- The Washington Times - Thursday, February 21, 2008

EAGLE PASS, Texas — Chad Foster, mayor of this Texas border city whose motto is “Where Yee-Hah meets Ole,” isn’t itching for a fight with the federal government over the construction of a 15-foot border fence along the Rio Grande. But if one comes, he’s ready.

As is Efrain V. Valdez, mayor of Del Rio, Texas, located 56 miles upriver from here, who also has vowed to challenge a $1.2 billion plan by the Department of Homeland Security to build security fences along the U.S.-Mexico border, including a 65-mile stretch on the western edges of Del Rio and Eagle Pass.

“I’m speaking for 45,000 people when I say that those who want this fence don’t understand the border, don’t understand our sense of community,” Mr. Valdez said. “We are loyal, devoted Americans. We are not against border security, not against the construction of fences where it makes sense.”

Even Maverick County Judge Jose A. Aranda Jr., a former mayor of Eagle Pass and an outspoken critic of the border fence proposal, thinks Homeland Security’s much-ballyhooed efforts to build a border fence is nothing more than a “knee-jerk reaction” to the failure by Congress and the Bush administration to pass a meaningful immigration reform package.


“The fence is a way for the politicians in Washington to convince the American people that they’re doing something about illegal immigration,” Judge Aranda said. “But it’s simply an illusion.”

They are not alone in their opposition. Similar concerns are being expressed all along the south Texas border, where many civic and community leaders, along with private landowners, have been threatened by the federal government with eminent domain challenges or served with lawsuits.

Nearly 400 municipal officials, community leaders, private landowners and others have been given 30 days to decide whether they will give federal officials access to their properties or face the legal consequences. Lawsuits are being sought against those who refuse.

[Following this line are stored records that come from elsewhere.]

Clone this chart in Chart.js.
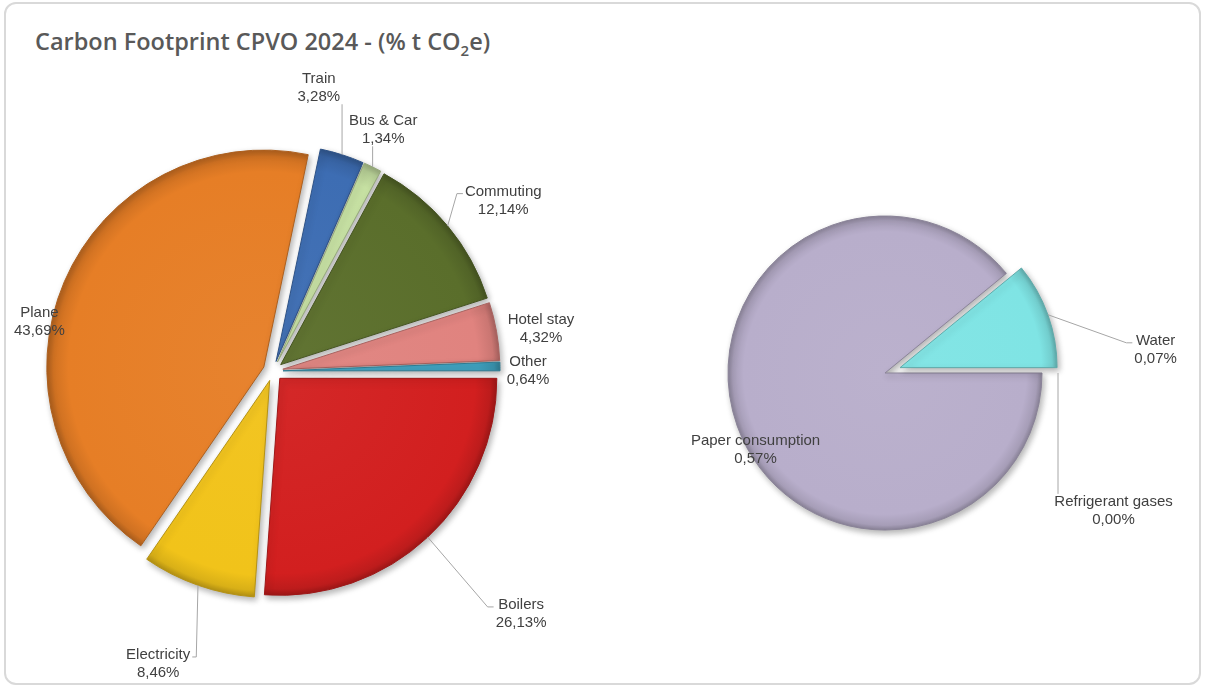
<!DOCTYPE html>
<html lang="en">
<head>
    <meta charset="UTF-8">
    <title>Carbon Footprint CPVO 2024</title>
    <script src="https://cdn.jsdelivr.net/npm/chart.js"></script>
    <style>
        body {
            margin: 0;
            background: #ffffff;
            width: 1205px;
            height: 686px;
            position: relative;
            overflow: hidden;
        }
        .frame {
            position: absolute;
            left: 4px;
            top: 2px;
            width: 1197px;
            height: 683px;
            border: 2px solid #d9d9d9;
            border-radius: 12px;
            box-sizing: border-box;
        }
        .title {
            position: absolute;
            left: 35px;
            top: 26px;
            margin: 0;
            font: 600 23.5px/30px "Open Sans", sans-serif;
            color: #595959;
            white-space: nowrap;
        }
        .title sub {
            font-size: 15px;
            line-height: 0;
        }
        #mainPie { position: absolute; left: 0; top: 0; }
        #otherPie { position: absolute; left: 620px; top: 0; }
    </style>
</head>
<body>
    <div class="frame"></div>
    <div class="title">Carbon Footprint CPVO 2024 - (% t CO<sub>2</sub>e)</div>
    <canvas id="mainPie" width="620" height="686"></canvas>
    <canvas id="otherPie" width="585" height="686"></canvas>

    <script>
        // share of total t CO2e, starting at 3 o'clock, clockwise
        const mainLabels = ['Boilers', 'Electricity', 'Plane', 'Train', 'Bus & Car', 'Commuting', 'Hotel stay', 'Other'];
        const mainValues = [26.13, 8.46, 43.69, 3.28, 1.34, 12.14, 4.32, 0.64];

        // breakdown of the "Other" slice
        const otherLabels = ['Paper consumption', 'Water', 'Refrigerant gases'];
        const otherValues = [0.57, 0.07, 0.00];

        const mainColors = ['#D21F1F', '#F1C31A', '#E67E26', '#3D6DB3', '#C6E0A2', '#5A6E2B', '#E0837F', '#3FA2C0'];
        const otherColors = ['#B8AECB', '#7FE4E4', '#9BBB59'];

        // how far each slice is pulled out of its pie (px)
        const mainExplode = [10, 10, 10, 10, 10, 10, 10, 10];
        const otherExplode = [0, 16, 16];

        // data label spot: angle (deg clockwise from 12 o'clock), distance (x radius), leader side
        const mainLabelSpots = [
            [134.4, 1.60, 'left'],
            [201.4, 1.45, 'right'],
            [281.9, 1.10, null],
            [9.2, 1.32, 'bottom'],
            [24.6, 1.22, 'bottom'],
            [53.5, 1.32, 'left'],
            [81.1, 1.25, null],
            [90.0, 1.175, null]
        ];
        const otherLabelSpots = [
            [239.2, 0.96, null],
            [85.1, 1.73, 'left'],
            [121.1, 1.70, 'top']
        ];

        const MAIN_RADIUS = 217;
        const OTHER_RADIUS = 157;
        const LABEL_FONT = '15px "Liberation Sans", Arial, sans-serif';
        const LINE_H = 18;

        function shade(hex, f) {
            const n = parseInt(hex.slice(1), 16);
            const ch = [(n >> 16) & 255, (n >> 8) & 255, n & 255].map(v =>
                Math.round(f < 0 ? v * (1 + f) : v + (255 - v) * f));
            return 'rgb(' + ch.join(',') + ')';
        }

        function fmt(v) {
            return v.toFixed(2).replace('.', ',') + '%';
        }

        // rounded rim on every slice
        function bevelFill(colors, radius) {
            return (c) => {
                const base = colors[c.dataIndex];
                const area = c.chart.chartArea;
                if (!area) return base;
                const cx = (area.left + area.right) / 2;
                const cy = (area.top + area.bottom) / 2;
                const g = c.chart.ctx.createRadialGradient(cx, cy, 0, cx, cy, radius);
                g.addColorStop(0, shade(base, 0.04));
                g.addColorStop(0.9, base);
                g.addColorStop(0.97, shade(base, -0.1));
                g.addColorStop(1, shade(base, -0.25));
                return g;
            };
        }

        // draws each arc pulled out along its mid angle, with a drop shadow
        function explodePlugin(distances) {
            return {
                id: 'explode',
                beforeDatasetDraw(chart, args) {
                    const ctx = chart.ctx;
                    args.meta.data.forEach((arc, i) => {
                        const mid = (arc.startAngle + arc.endAngle) / 2;
                        const d = distances[i] || 0;
                        ctx.save();
                        ctx.translate(Math.cos(mid) * d, Math.sin(mid) * d);
                        ctx.shadowColor = 'rgba(0, 0, 0, 0.3)';
                        ctx.shadowBlur = 6;
                        ctx.shadowOffsetX = 2;
                        ctx.shadowOffsetY = 3;
                        arc.draw(ctx);
                        ctx.restore();
                    });
                    return false;
                }
            };
        }

        // name + value labels with grey leader lines
        function labelPlugin(spots, distances) {
            return {
                id: 'sliceLabels',
                afterDatasetsDraw(chart) {
                    const ctx = chart.ctx;
                    const meta = chart.getDatasetMeta(0);
                    const values = chart.data.datasets[0].data;
                    ctx.save();
                    ctx.font = LABEL_FONT;
                    ctx.textAlign = 'center';
                    ctx.textBaseline = 'middle';
                    ctx.lineWidth = 1;
                    meta.data.forEach((arc, i) => {
                        const [deg, dist, side] = spots[i];
                        const R = arc.outerRadius;
                        const a = (deg - 90) * Math.PI / 180;
                        const lx = arc.x + Math.cos(a) * dist * R;
                        const ly = arc.y + Math.sin(a) * dist * R;
                        const lines = [chart.data.labels[i], fmt(values[i])];
                        const w = Math.max(...lines.map(t => ctx.measureText(t).width));
                        const box = { l: lx - w / 2, r: lx + w / 2, t: ly - LINE_H + 1, b: ly + LINE_H - 2 };

                        if (side) {
                            const mid = (arc.startAngle + arc.endAngle) / 2;
                            const rr = R + (distances[i] || 0);
                            const sx = arc.x + Math.cos(mid) * rr;
                            const sy = arc.y + Math.sin(mid) * rr;
                            ctx.strokeStyle = '#a6a6a6';
                            ctx.beginPath();
                            ctx.moveTo(sx, sy);
                            if (side === 'left') {
                                ctx.lineTo(box.l - 8, ly - 7);
                                ctx.lineTo(box.l - 2, ly - 7);
                            } else if (side === 'right') {
                                ctx.lineTo(box.r + 6, ly - 7);
                                ctx.lineTo(box.r + 2, ly - 7);
                            } else if (side === 'bottom') {
                                ctx.lineTo(sx, box.b);
                            } else {
                                ctx.lineTo(sx, box.t);
                            }
                            ctx.stroke();
                        }

                        ctx.fillStyle = '#404040';
                        lines.forEach((t, k) => ctx.fillText(t, lx, ly + (k - 0.5) * LINE_H));
                    });
                    ctx.restore();
                }
            };
        }

        function pieConfig(labels, values, colors, radius, explode, spots, padding) {
            return {
                type: 'pie',
                data: {
                    labels: labels,
                    datasets: [{
                        data: values,
                        backgroundColor: bevelFill(colors, radius),
                        borderColor: colors.map(c => shade(c, -0.25)),
                        borderWidth: 1
                    }]
                },
                options: {
                    responsive: false,
                    animation: false,
                    rotation: 90,
                    radius: radius,
                    layout: { padding: padding },
                    plugins: {
                        legend: { display: false },
                        tooltip: { enabled: false }
                    }
                },
                plugins: [explodePlugin(explode), labelPlugin(spots, explode)]
            };
        }

        new Chart(document.getElementById('mainPie'),
            pieConfig(mainLabels, mainValues, mainColors, MAIN_RADIUS, mainExplode, mainLabelSpots,
                { left: 0, right: 74, top: 56, bottom: 0 }));

        new Chart(document.getElementById('otherPie'),
            pieConfig(otherLabels, otherValues, otherColors, OTHER_RADIUS, otherExplode, otherLabelSpots,
                { left: 0, right: 55, top: 60, bottom: 0 }));
    </script>
</body>
</html>
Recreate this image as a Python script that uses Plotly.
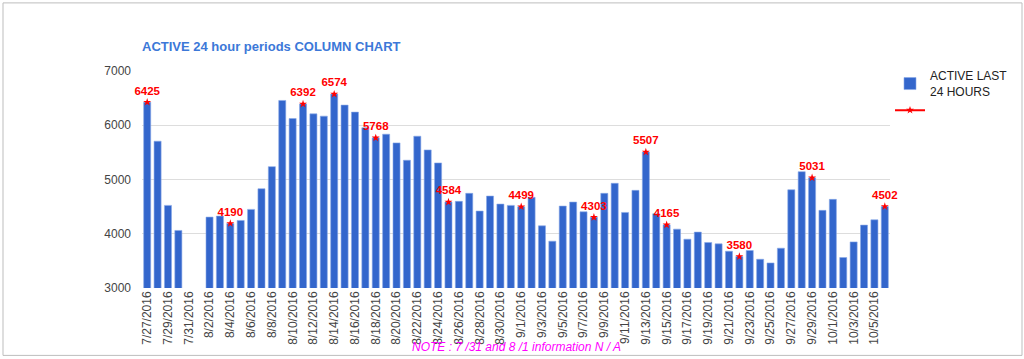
import datetime as dt
import plotly.graph_objects as go

start = dt.date(2016, 7, 27)
dates = [f"{d.month}/{d.day}/{d.year}" for d in (start + dt.timedelta(days=i) for i in range(72))]

active = [6425, 5706, 4523, 4061, None, None, 4307, 4325, 4190, 4245,
          4449, 4830, 5237, 6457, 6124, 6392, 6210, 6168, 6574, 6371,
          6242, 5952, 5768, 5835, 5675, 5355, 5798, 5545, 5305, 4584,
          4597, 4745, 4418, 4695, 4547, 4523, 4499, 4671, 4146, 3863,
          4510, 4584, 4405, 4303, 4745, 4930, 4393, 4800, 5507, 4368,
          4165, 4085, 3900, 4030, 3839, 3814, 3678, 3580, 3691, 3530,
          3462, 3734, 4811, 5144, 5031, 4431, 4634, 3562, 3850, 4159,
          4257, 4502]

marked_dates = ["7/27/2016", "8/4/2016", "8/11/2016", "8/14/2016", "8/18/2016",
                "8/25/2016", "9/1/2016", "9/8/2016", "9/13/2016", "9/15/2016",
                "9/22/2016", "9/29/2016", "10/6/2016"]
marked_values = [6425, 4190, 6392, 6574, 5768, 4584, 4499, 4303, 5507, 4165,
                 3580, 5031, 4502]

tick_labels = dates[::2]
y_ticks = [3000, 4000, 5000, 6000, 7000]

mark_map = dict(zip(marked_dates, marked_values))
marked_series = [mark_map.get(d) for d in dates]

FONT = "Liberation Sans, Arial, sans-serif"

fig = go.Figure()
fig.add_trace(go.Bar(
    x=dates, y=active, name="ACTIVE LAST<br>24 HOURS",
    marker=dict(color="#3366cc", line=dict(color="#8aaae8", width=0.6)),
))
fig.add_trace(go.Scatter(
    x=dates, y=marked_series, name=" ",
    mode="lines+markers+text",
    line=dict(color="#ff0000", width=2),
    marker=dict(symbol="star", size=6, color="#ff0000"),
    text=[str(v) if v is not None else "" for v in marked_series],
    textposition="top center",
    textfont=dict(family=FONT, size=11.5, color="#ff0000", weight="bold"),
    connectgaps=False, cliponaxis=False,
))

fig.update_layout(
    width=1024, height=359,
    margin=dict(l=142, r=134, t=71, b=71, autoexpand=False),
    paper_bgcolor="white", plot_bgcolor="white",
    bargap=0.32,
    showlegend=True,
    legend=dict(x=1.0, y=1.044, xanchor="left", yanchor="top",
                font=dict(family=FONT, size=12, color="#222222"),
                bgcolor="rgba(0,0,0,0)", tracegroupgap=6),
    title=dict(text="<b>ACTIVE 24 hour periods COLUMN CHART</b>",
               x=142/1024, xanchor="left", y=1-46/359, yanchor="middle",
               font=dict(family=FONT, size=13, color="#3c78d8")),
    font=dict(family=FONT),
    xaxis=dict(type="category", categoryorder="array", categoryarray=dates,
               tickmode="array", tickvals=tick_labels, ticktext=tick_labels,
               tickangle=-90, tickfont=dict(size=12, color="#444444"),
               showgrid=False, showline=False, ticks="", range=[-0.5, 71.5],
               automargin=False),
    yaxis=dict(range=[3000, 7000], tickvals=y_ticks, tickformat="d",
               tickfont=dict(size=12, color="#444444"),
               gridcolor="#dddddd", zeroline=False, showline=False, ticks="",
               ticklabelstandoff=10, automargin=False),
    shapes=[dict(type="rect", xref="paper", yref="paper",
                 x0=(3-142)/748, x1=(1022-142)/748,
                 y0=(287.7-355)/216.7, y1=(287.7-3)/216.7,
                 line=dict(color="#bdbdbd", width=1), layer="below")],
    annotations=[dict(text="<i>NOTE : 7 /31 and 8 /1 information N / A</i>",
                      xref="paper", yref="paper",
                      x=(516-142)/748, y=(287.7-347)/216.7,
                      xanchor="center", yanchor="middle", showarrow=False,
                      font=dict(family=FONT, size=12, color="#ff00ff"))],
)

fig.write_html("out.html",
               config={"displayModeBar": False},
               post_script="document.body.style.margin='0';document.body.style.overflow='hidden';")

More than two dozen landowners or public officials, 11 in Texas alone, have been ordered by federal judges, urged by U.S. attorneys appointed by President Bush, to grant the access. Many of those targeted have pledged to block efforts by Homeland Security to survey the proposed fence sites or to begin construction.

“They came in here from Washington like storm troopers, dictating what we were going to do and how we were going to do it,” said Mr. Foster in describing Homeland Security efforts to explain its fence project. “They steamrolled us. We tried telling them that in building a fence on this border, one size does not fit all.

“Instead, we found out they had no idea of what life is like on the border, and many couldn’t find the Rio Grande with a map,” he said.

Mr. Valdez, a former city council member and a Del Rio teacher and coach for 35 years, said Homeland Security proposed 65 miles of fencing along the border from just north of Del Rio to south of Eagle Pass. He said the department put the plan into motion “without consulting anyone.”

“Congress passed a law mandating construction of a border fence here without any input from anyone who lives along this river,” he said.

Homeland Security spokeswoman Laura Keehner said “there should be no ambiguity about the department’s top priority — securing the homeland.” She said the department has “championed” the combination of traditional fencing, manpower and technology to help meet the goal.

“We have been steadfast in our commitment to building 370 miles of pedestrian fence and 300 miles of vehicle fence by the end of this year,” she said.

“At the direction of our leadership, our Customs and Border Patrol agents have been working diligently to reach out to and work with state and local officials, leaders and landowners all along the Southwest border,” she said, adding that Homeland Security officials held more than 18 town hall meetings and more than 600 meetings with landowners.